1. Quizás sea preciso aclarar que las relaciones de poder no están en posición de exterioridad respecto a los discursos: "[...] no están en posición de superestructura [...] están presentes allí donde desempeñan un papel directamente productor" (Foucault, 1976: 124).

2. Utilizaré en término escritura, en cursiva: escritura, como cualquier marca semiótica, huella o signo a la cual se le atribuye un significado, por ejemplo, la escritura de la piedra en la arquitectura, etcétera. Y la acepción de escritura en el proyecto de una "historia política de la escritura", como la escritura "grafo-fonética, esto es, la que traduce los fonemas en grafías (alfabeto), el habla en una lengua". Walter Ong (1987: 94) considera que éste es el verdadero significado del término. Sin embargo, creo importante manejar varias acepciones, puesto que así evitamos calificar tendenciosamente una cultura como "oral", y otra como "alfabética", cuando la oralidad atravieza en distintas prácticas a cada época. Por otro lado, no considero que sea del todo acertado considerar que la relación es sólo inherente al habla y a la escritura. Los antiguos jerogríficos egipcios, sin poderse considerar como escritura, establecen relaciónes de predicación, a partir de los cuales, es posible contar una historia cuando son interpretados.

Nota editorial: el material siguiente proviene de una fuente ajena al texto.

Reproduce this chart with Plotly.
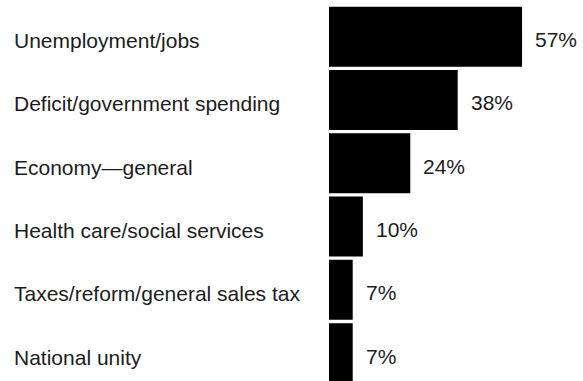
import plotly.graph_objects as go

# Most important problems named by respondents (share of respondents, %)
categories = [
    "Unemployment/jobs",
    "Deficit/government spending",
    "Economy\u2014general",
    "Health care/social services",
    "Taxes/reform/general sales tax",
    "National unity",
]
values = [57, 38, 24, 10, 7, 7]
value_labels = [f"{v}%" for v in values]

FONT = dict(family="Liberation Sans, Arial, Helvetica, sans-serif", size=21, color="#1c1c1c")

fig = go.Figure(
    go.Bar(
        x=values,
        y=categories,
        orientation="h",
        marker=dict(color="#000000", line=dict(width=0)),
        hoverinfo="skip",
    )
)

annotations = []
# Category names, left-aligned in the left margin area
for cat in categories:
    annotations.append(
        dict(
            x=12 / 583, xref="paper", xanchor="left",
            y=cat, yref="y", yanchor="middle", yshift=-4,
            text=cat, showarrow=False, font=FONT,
        )
    )
# Percentages just past the bar ends
for cat, v, lab in zip(categories, values, value_labels):
    annotations.append(
        dict(
            x=v, xref="x", xanchor="left", xshift=11,
            y=cat, yref="y", yanchor="middle", yshift=-3,
            text=lab, showarrow=False, font=FONT,
        )
    )

fig.update_layout(
    width=583,
    height=381,
    margin=dict(l=0, r=0, t=5, b=0),
    paper_bgcolor="white",
    plot_bgcolor="white",
    bargap=0.052,
    showlegend=False,
    annotations=annotations,
    xaxis=dict(
        domain=[329 / 583, 1],
        range=[0, 75],
        visible=False,
        fixedrange=True,
    ),
    yaxis=dict(
        categoryorder="array",
        categoryarray=categories,
        range=[5.44, -0.5],
        visible=False,
        fixedrange=True,
    ),
)

fig.write_html("out.html", config={"displayModeBar": False})
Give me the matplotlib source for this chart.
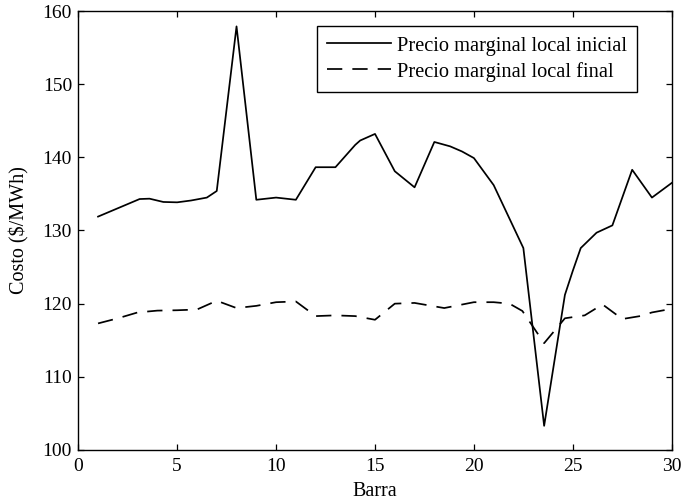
# Precio marginal local inicial vs final por barra

import matplotlib
matplotlib.use("Agg")
import matplotlib.pyplot as plt

plt.rcParams['font.family'] = ['Liberation Serif', 'DejaVu Serif']

# Precio marginal local inicial (solid line)
barra_inicial = [1, 3.1, 3.6, 4.3, 5, 5.7, 6.5, 7, 8, 9, 10, 11, 12, 13, 14, 14.25,
                 15, 16, 17, 18, 18.8, 19.4, 20, 21, 22.5, 23.55, 24.6, 25, 25.4,
                 26.2, 27, 28, 29, 30]
precio_inicial = [131.9, 134.3, 134.35, 133.9, 133.85, 134.1, 134.5, 135.4, 157.9,
                  134.2, 134.5, 134.2, 138.65, 138.65, 141.7, 142.3, 143.2, 138.1,
                  135.9, 142.1, 141.5, 140.8, 139.9, 136.2, 127.6, 103.3, 121.2,
                  124.5, 127.6, 129.7, 130.7, 138.3, 134.5, 136.5]

# Precio marginal local final (dashed line)
barra_final = [1, 2, 3, 4, 5, 6, 7, 8, 9, 10, 11, 12, 13, 14, 15, 16, 17, 18.5,
               20, 21, 21.8, 22.45, 23.55, 24.6, 25.6, 26.5, 27.5, 28.4, 29, 30]
precio_final = [117.3, 118.0, 118.8, 119.05, 119.1, 119.2, 120.4, 119.4, 119.7,
                120.2, 120.3, 118.3, 118.4, 118.3, 117.8, 120.0, 120.1, 119.4,
                120.2, 120.2, 120.0, 119.0, 114.6, 118.0, 118.4, 119.9, 117.9,
                118.3, 118.8, 119.3]

fig = plt.figure(figsize=(6.83, 5.03), dpi=100)
ax = fig.add_axes([0.1146, 0.1054, 0.8689, 0.8727])

ax.plot(barra_inicial, precio_inicial, color="k", linewidth=1.25,
        label="Precio marginal local inicial")
ax.plot(barra_final, precio_final, color="k", linewidth=1.25, dashes=(8.8, 5.8),
        label="Precio marginal local final")

ax.set_xlim(0, 30)
ax.set_ylim(100, 160)
ax.set_xticks(range(0, 31, 5))
ax.set_yticks(range(100, 161, 10))
ax.tick_params(direction="in", top=True, right=True, length=4.5, width=0.9,
               labelsize=14)
ax.tick_params(axis="x", pad=6)
ax.tick_params(axis="y", pad=4.5)
for sp in ax.spines.values():
    sp.set_linewidth(1.0)

ax.set_xlabel("Barra", fontsize=14.5, labelpad=5)
ax.set_ylabel("Costo (\\$/MWh)", fontsize=14.5, labelpad=9.5)

leg = ax.legend(loc="upper right", bbox_to_anchor=(0.9415, 0.9658), fontsize=14.7,
                frameon=True, fancybox=False, edgecolor="k", framealpha=1,
                handlelength=3.1, handletextpad=0.3, borderpad=0.5,
                labelspacing=0.3, borderaxespad=0)
leg.get_frame().set_linewidth(1.0)

fig.savefig("out.png", dpi=100)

3. Walter Ong hace una observación interesante sobre la oralidad en las culturas antiguas: "Una persona escolarizada de nuestros días por lo general supone que los escritos tienen mayor fuerza que las palabras. Las culturas más antiguas que conocían la escritura pero no la habían interiorizado de modo tan completo, a menudo consideraban exactamente lo contrario" (1987: 97).

4. Afirma Chartier: "[...] el libro impreso sigue dependiendo en gran medida del manuscrito: imita de él su compaginación, su escritura, su apariencia y, sobre todo, se considera algo que debe terminarse a mano: la mano del iluminador que pinta iniciales adornadas o historiadas y miniaturas, la mano del corrector, o enmendador, que añade signos de puntuación, rúbricas y títulos" (1955: 250). Sin embargo, en esta nota es obvio que Chartier refuerce no tanto el libro impreso como el originales del libro y su parentesco con los manuscritos.

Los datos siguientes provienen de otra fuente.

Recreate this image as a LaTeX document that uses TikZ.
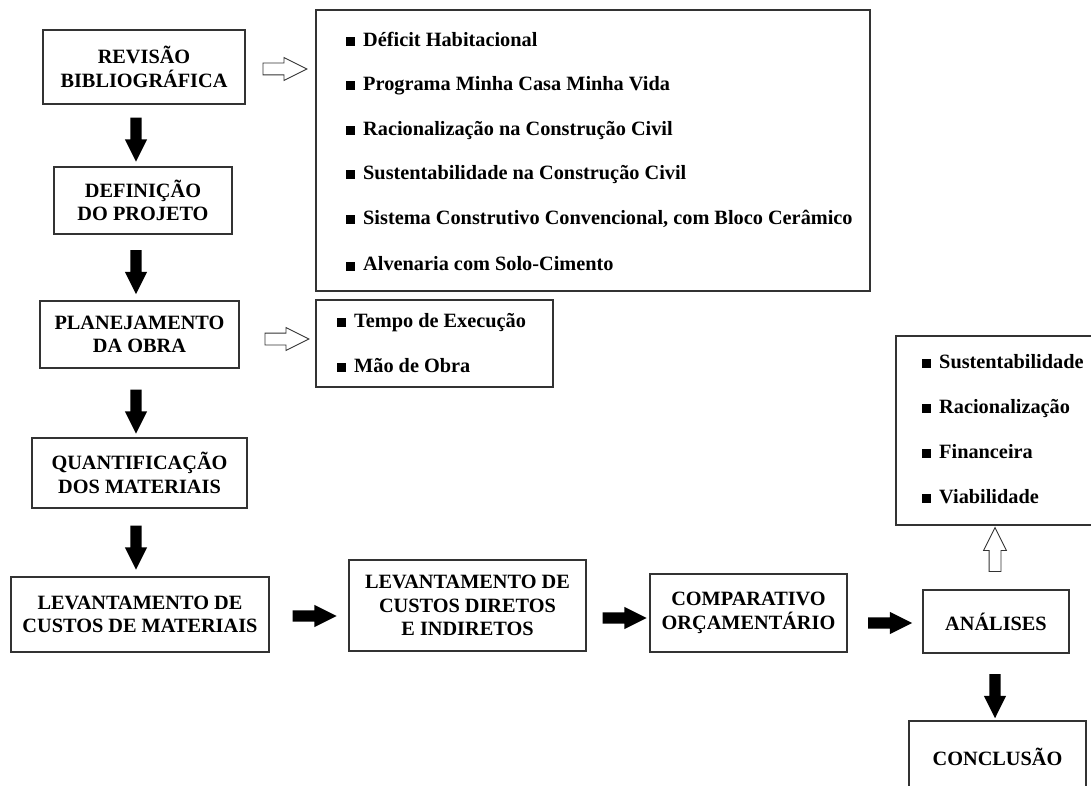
\documentclass[tikz,border=0pt]{standalone}
\usepackage{fontspec}
\setmainfont{Liberation Serif}
\usetikzlibrary{shapes.arrows}

\newcommand{\marca}{\rule{8.5pt}{9pt}\hspace{8.5pt}}

\begin{document}
\begin{tikzpicture}[x=1pt,y=-1pt,
    etapa/.style={draw=black!80, line width=1.3pt, align=center, inner sep=0pt,
        font=\bfseries\fontsize{20.3}{23.5}\selectfont},
    lista/.style={draw=black!80, line width=1.3pt, inner sep=0pt},
    item/.style={anchor=base west, inner sep=0pt, font=\bfseries\fontsize{20.3}{23.5}\selectfont},
    seta/.style={single arrow, minimum height=44pt, inner xsep=0pt, inner ysep=5.5pt,
        single arrow head extend=5.5pt, single arrow tip angle=53},
    setacheia/.style={seta, fill=black},
    setavazia/.style={seta, draw=black!80, line width=0.9pt, fill=white}]

\useasboundingbox (0,0) rectangle (1091,786);

% etapas do trabalho
\node[etapa, minimum width=202pt, minimum height=74pt] (revisao) at (144,67) {REVISÃO\\BIBLIOGRÁFICA};
\node[etapa, minimum width=178pt, minimum height=67pt] (definicao) at (143,200.5) {DEFINIÇÃO\\DO PROJETO};
\node[etapa, minimum width=199pt, minimum height=67pt] (planejamento) at (139.5,334.5) {PLANEJAMENTO\\DA OBRA};
\node[etapa, minimum width=215pt, minimum height=70pt] (quantificacao) at (139.5,473) {QUANTIFICAÇÃO\\DOS MATERIAIS};
\node[etapa, minimum width=258pt, minimum height=75pt] (custosmat) at (140,614.5) {LEVANTAMENTO DE\\CUSTOS DE MATERIAIS};
\node[etapa, minimum width=237pt, minimum height=91pt] (custosdir) at (467.5,605.5) {LEVANTAMENTO DE\\CUSTOS DIRETOS\\E INDIRETOS};
\node[etapa, minimum width=197pt, minimum height=78pt] (comparativo) at (748.5,613) {COMPARATIVO\\ORÇAMENTÁRIO};
\node[etapa, minimum width=146pt, minimum height=63pt] (analises) at (996,621.5) {ANÁLISES};
\node[etapa, minimum width=177pt, minimum height=72pt] (conclusao) at (997.5,757) {CONCLUSÃO};

% quadros com os topicos
\node[lista, minimum width=554pt, minimum height=281pt] (temas) at (593,150.5) {};
\node[lista, minimum width=237pt, minimum height=87pt] (execucao) at (434.5,343.5) {};
\node[lista, minimum width=204pt, minimum height=189pt] (criterios) at (998,430.5) {};

\node[item] (tema1) at (346,46.5) {\marca Déficit Habitacional};
\node[item] (tema2) at (346,90.5) {\marca Programa Minha Casa Minha Vida};
\node[item] (tema3) at (346,135.5) {\marca Racionalização na Construção Civil};
\node[item] (tema4) at (346,179.5) {\marca Sustentabilidade na Construção Civil};
\node[item] (tema5) at (346,224.5) {\marca Sistema Construtivo Convencional, com Bloco Cerâmico};
\node[item] (tema6) at (346,270.5) {\marca Alvenaria com Solo-Cimento};

\node[item] (exec1) at (337,327) {\marca Tempo de Execução};
\node[item] (exec2) at (337,372) {\marca Mão de Obra};

\node[item] (crit1) at (922,368) {\marca Sustentabilidade};
\node[item] (crit2) at (922,413) {\marca Racionalização};
\node[item] (crit3) at (922,458) {\marca Financeira};
\node[item] (crit4) at (922,503) {\marca Viabilidade};

% setas
\node[setacheia, rotate=-90] (s1) at (136,134) {};
\node[setacheia, rotate=-90] (s2) at (136,266.5) {};
\node[setacheia, rotate=-90] (s3) at (136,406) {};
\node[setacheia, rotate=-90] (s4) at (136,542) {};
\node[setacheia] (s5) at (309,616) {};
\node[setacheia] (s6) at (619,618) {};
\node[setacheia] (s7) at (884.5,623) {};
\node[setacheia, rotate=-90] (s8) at (995,690.5) {};

\node[setavazia] (v1) at (279,69) {};
\node[setavazia] (v2) at (281,339) {};
\node[setavazia, rotate=90] (v3) at (995,555.5) {};

\end{tikzpicture}
\end{document}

5. A este respecto es importante destacar la investigación de Walter Ong, en la que muestra cómo la escritura reestructura la conciencia. Dice: "[...] los procesos de pensamiento en los seres humanos escolarizados no se originan en poderes meramente naturales, sino que estos poderes son estructurados, directa o indirectamente, por las tecnologías de la escritura. Los estados de conciencia muy interiorizados en los cuales el individuo no está tan sumergido inconscientemente en las estructuras comunitarias, son estados que, al parecer, la conciencia nunca alcanzaría sin la escritura. La influencia recíproca entre la oralidad con la que nacen todos los seres humanos y la tecnología de la escritura, con la que nadie nace, afecta las profundidades de la psique. Ontogenética y filogenéticamente, la palabra oral es la primera que ilumina la conciencia con lenguaje articulado, la primera que separa el sujeto del predicado y luego los relaciona el uno con el otro. La escritura introduce división y enajenación, pero también una mayor unidad. Intensifica el sentido del yo y propicia más acción recíproca consciente entre las personas" (1987: 81-82, 172-173).